• [EXERCISE DETAILS]
Only the lines from the start of the entries through the line with "W, H = 883, 677" are wanted; please output them exactly.

• [EXERCISE MATERIALS]
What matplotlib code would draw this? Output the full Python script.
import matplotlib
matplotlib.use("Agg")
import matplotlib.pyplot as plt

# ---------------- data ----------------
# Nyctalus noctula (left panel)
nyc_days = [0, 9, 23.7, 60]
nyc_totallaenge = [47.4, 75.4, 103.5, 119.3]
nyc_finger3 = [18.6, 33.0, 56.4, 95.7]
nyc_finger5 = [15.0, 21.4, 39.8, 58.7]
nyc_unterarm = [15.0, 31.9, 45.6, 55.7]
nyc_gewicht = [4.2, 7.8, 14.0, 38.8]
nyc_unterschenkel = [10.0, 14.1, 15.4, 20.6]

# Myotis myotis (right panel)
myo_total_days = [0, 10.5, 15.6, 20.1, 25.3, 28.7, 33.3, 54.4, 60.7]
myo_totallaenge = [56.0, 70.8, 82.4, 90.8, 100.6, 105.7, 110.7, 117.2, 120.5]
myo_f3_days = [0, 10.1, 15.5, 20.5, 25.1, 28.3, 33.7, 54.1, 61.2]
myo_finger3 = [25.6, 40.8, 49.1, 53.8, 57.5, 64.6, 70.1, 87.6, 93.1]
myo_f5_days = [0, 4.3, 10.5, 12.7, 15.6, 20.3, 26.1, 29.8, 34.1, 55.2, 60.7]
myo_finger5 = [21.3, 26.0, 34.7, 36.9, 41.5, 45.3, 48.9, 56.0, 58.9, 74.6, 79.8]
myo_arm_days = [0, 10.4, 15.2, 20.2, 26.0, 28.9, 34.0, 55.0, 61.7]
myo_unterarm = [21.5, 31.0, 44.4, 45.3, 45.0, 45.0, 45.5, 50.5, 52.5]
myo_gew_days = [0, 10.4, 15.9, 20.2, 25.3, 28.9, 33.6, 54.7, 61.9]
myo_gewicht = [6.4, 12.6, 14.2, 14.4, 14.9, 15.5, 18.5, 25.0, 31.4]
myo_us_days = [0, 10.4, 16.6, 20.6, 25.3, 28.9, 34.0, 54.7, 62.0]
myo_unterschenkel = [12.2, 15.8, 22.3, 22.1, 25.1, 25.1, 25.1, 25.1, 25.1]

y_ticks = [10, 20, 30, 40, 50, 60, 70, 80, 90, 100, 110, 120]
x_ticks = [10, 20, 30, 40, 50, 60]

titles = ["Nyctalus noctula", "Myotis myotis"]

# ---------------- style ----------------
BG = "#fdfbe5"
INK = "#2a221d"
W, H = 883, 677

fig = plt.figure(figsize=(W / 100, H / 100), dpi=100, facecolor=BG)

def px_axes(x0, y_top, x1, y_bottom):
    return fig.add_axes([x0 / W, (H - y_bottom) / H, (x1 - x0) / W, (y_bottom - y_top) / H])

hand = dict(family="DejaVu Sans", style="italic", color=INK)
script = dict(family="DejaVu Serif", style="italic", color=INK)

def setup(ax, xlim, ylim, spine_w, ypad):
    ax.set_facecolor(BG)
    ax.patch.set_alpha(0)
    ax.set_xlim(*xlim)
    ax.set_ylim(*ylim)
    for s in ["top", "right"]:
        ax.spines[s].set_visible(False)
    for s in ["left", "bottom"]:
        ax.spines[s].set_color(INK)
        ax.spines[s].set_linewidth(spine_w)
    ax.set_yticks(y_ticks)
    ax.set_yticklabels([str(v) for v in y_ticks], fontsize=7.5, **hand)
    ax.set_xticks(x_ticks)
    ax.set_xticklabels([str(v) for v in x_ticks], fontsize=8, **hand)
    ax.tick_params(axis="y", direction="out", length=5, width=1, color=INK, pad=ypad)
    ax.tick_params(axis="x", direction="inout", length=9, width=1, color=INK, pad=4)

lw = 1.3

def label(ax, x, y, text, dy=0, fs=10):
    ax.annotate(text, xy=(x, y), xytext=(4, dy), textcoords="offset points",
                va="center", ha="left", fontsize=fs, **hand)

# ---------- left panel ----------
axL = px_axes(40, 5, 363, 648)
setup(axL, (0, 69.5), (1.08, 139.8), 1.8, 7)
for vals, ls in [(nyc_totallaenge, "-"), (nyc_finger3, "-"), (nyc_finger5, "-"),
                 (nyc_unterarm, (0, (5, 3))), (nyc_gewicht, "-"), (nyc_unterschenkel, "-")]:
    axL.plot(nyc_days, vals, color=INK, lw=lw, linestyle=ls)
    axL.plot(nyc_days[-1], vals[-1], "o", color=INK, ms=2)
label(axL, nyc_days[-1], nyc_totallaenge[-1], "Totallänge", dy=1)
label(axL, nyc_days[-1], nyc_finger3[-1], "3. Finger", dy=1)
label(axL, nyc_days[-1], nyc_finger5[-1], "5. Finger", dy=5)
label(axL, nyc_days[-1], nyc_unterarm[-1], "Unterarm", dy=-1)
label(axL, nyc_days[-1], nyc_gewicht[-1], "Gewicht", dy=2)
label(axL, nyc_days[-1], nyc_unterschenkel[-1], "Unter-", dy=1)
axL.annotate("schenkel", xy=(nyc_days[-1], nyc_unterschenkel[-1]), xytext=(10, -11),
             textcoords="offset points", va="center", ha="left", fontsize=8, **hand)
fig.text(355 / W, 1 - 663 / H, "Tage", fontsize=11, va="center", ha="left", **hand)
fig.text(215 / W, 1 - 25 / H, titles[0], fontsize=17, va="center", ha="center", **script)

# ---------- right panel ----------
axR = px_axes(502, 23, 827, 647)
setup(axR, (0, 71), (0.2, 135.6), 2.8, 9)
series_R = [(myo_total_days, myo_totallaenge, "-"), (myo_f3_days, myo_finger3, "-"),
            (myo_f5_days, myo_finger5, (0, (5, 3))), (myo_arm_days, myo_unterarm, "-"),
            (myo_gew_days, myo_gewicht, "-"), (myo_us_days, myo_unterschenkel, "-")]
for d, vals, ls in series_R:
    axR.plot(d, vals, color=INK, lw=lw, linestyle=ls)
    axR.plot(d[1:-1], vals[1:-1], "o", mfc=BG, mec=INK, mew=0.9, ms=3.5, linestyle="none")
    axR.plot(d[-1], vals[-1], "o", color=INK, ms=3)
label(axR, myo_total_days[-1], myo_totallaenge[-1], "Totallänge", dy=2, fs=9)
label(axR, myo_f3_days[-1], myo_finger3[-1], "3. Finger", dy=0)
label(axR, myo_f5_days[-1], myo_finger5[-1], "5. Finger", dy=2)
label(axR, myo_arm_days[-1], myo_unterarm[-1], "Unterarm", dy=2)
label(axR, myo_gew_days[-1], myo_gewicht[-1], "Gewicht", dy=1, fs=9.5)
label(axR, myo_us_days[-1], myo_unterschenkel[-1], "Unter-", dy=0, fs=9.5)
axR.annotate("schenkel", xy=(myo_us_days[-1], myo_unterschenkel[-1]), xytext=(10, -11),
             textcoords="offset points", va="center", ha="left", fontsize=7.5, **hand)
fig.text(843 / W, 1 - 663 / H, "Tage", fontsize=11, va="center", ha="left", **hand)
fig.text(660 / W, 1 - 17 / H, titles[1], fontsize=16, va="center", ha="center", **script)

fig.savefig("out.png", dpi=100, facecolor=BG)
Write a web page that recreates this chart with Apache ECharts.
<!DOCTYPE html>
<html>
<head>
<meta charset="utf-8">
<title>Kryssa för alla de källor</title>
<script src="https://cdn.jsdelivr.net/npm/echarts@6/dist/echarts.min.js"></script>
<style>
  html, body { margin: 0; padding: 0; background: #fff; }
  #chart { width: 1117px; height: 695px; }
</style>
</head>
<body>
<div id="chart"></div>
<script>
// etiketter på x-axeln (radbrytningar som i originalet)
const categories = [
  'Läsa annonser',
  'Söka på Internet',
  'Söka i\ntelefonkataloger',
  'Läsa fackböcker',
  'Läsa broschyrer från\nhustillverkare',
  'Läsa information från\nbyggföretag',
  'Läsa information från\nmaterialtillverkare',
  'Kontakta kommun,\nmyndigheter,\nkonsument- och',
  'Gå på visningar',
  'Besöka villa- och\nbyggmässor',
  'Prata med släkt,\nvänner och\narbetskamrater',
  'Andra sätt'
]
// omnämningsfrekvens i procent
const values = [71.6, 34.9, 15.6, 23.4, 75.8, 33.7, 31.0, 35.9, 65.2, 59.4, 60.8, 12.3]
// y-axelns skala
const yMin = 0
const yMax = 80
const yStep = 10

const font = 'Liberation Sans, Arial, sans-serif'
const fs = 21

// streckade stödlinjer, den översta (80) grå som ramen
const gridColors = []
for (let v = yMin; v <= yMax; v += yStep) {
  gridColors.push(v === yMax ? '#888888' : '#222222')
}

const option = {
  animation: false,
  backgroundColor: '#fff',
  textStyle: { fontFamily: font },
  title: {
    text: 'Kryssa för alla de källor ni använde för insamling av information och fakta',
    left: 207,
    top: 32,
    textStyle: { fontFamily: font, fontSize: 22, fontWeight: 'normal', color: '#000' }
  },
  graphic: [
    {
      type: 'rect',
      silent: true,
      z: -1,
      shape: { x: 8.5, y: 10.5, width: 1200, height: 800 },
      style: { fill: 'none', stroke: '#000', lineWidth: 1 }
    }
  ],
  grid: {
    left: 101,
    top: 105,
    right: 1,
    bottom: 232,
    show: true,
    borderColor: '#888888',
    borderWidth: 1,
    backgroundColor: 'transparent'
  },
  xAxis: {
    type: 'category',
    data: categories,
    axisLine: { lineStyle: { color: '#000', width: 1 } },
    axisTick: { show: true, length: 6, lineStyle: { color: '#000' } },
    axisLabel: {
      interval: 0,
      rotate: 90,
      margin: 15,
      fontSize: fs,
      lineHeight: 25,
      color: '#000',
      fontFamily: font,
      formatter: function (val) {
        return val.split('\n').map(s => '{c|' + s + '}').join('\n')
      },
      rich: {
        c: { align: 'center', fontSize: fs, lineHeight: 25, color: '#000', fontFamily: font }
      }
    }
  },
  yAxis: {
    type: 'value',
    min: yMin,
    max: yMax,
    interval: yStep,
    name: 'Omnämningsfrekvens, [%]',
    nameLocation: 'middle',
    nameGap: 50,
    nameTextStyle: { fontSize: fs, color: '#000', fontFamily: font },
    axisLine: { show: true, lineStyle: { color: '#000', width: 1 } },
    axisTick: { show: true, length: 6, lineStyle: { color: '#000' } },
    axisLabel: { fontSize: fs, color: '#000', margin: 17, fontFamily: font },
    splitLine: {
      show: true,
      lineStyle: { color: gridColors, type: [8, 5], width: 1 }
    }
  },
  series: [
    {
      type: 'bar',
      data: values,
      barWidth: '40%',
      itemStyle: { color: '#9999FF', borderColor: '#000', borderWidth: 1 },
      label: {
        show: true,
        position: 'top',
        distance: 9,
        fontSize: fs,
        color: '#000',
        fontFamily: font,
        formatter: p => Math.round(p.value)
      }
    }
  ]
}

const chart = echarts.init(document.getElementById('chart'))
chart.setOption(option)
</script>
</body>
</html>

• [OUTPUT]
What matplotlib code would draw this? Output the full Python script.
import matplotlib
matplotlib.use("Agg")
import matplotlib.pyplot as plt

# ---------------- data ----------------
# Nyctalus noctula (left panel)
nyc_days = [0, 9, 23.7, 60]
nyc_totallaenge = [47.4, 75.4, 103.5, 119.3]
nyc_finger3 = [18.6, 33.0, 56.4, 95.7]
nyc_finger5 = [15.0, 21.4, 39.8, 58.7]
nyc_unterarm = [15.0, 31.9, 45.6, 55.7]
nyc_gewicht = [4.2, 7.8, 14.0, 38.8]
nyc_unterschenkel = [10.0, 14.1, 15.4, 20.6]

# Myotis myotis (right panel)
myo_total_days = [0, 10.5, 15.6, 20.1, 25.3, 28.7, 33.3, 54.4, 60.7]
myo_totallaenge = [56.0, 70.8, 82.4, 90.8, 100.6, 105.7, 110.7, 117.2, 120.5]
myo_f3_days = [0, 10.1, 15.5, 20.5, 25.1, 28.3, 33.7, 54.1, 61.2]
myo_finger3 = [25.6, 40.8, 49.1, 53.8, 57.5, 64.6, 70.1, 87.6, 93.1]
myo_f5_days = [0, 4.3, 10.5, 12.7, 15.6, 20.3, 26.1, 29.8, 34.1, 55.2, 60.7]
myo_finger5 = [21.3, 26.0, 34.7, 36.9, 41.5, 45.3, 48.9, 56.0, 58.9, 74.6, 79.8]
myo_arm_days = [0, 10.4, 15.2, 20.2, 26.0, 28.9, 34.0, 55.0, 61.7]
myo_unterarm = [21.5, 31.0, 44.4, 45.3, 45.0, 45.0, 45.5, 50.5, 52.5]
myo_gew_days = [0, 10.4, 15.9, 20.2, 25.3, 28.9, 33.6, 54.7, 61.9]
myo_gewicht = [6.4, 12.6, 14.2, 14.4, 14.9, 15.5, 18.5, 25.0, 31.4]
myo_us_days = [0, 10.4, 16.6, 20.6, 25.3, 28.9, 34.0, 54.7, 62.0]
myo_unterschenkel = [12.2, 15.8, 22.3, 22.1, 25.1, 25.1, 25.1, 25.1, 25.1]

y_ticks = [10, 20, 30, 40, 50, 60, 70, 80, 90, 100, 110, 120]
x_ticks = [10, 20, 30, 40, 50, 60]

titles = ["Nyctalus noctula", "Myotis myotis"]

# ---------------- style ----------------
BG = "#fdfbe5"
INK = "#2a221d"
W, H = 883, 677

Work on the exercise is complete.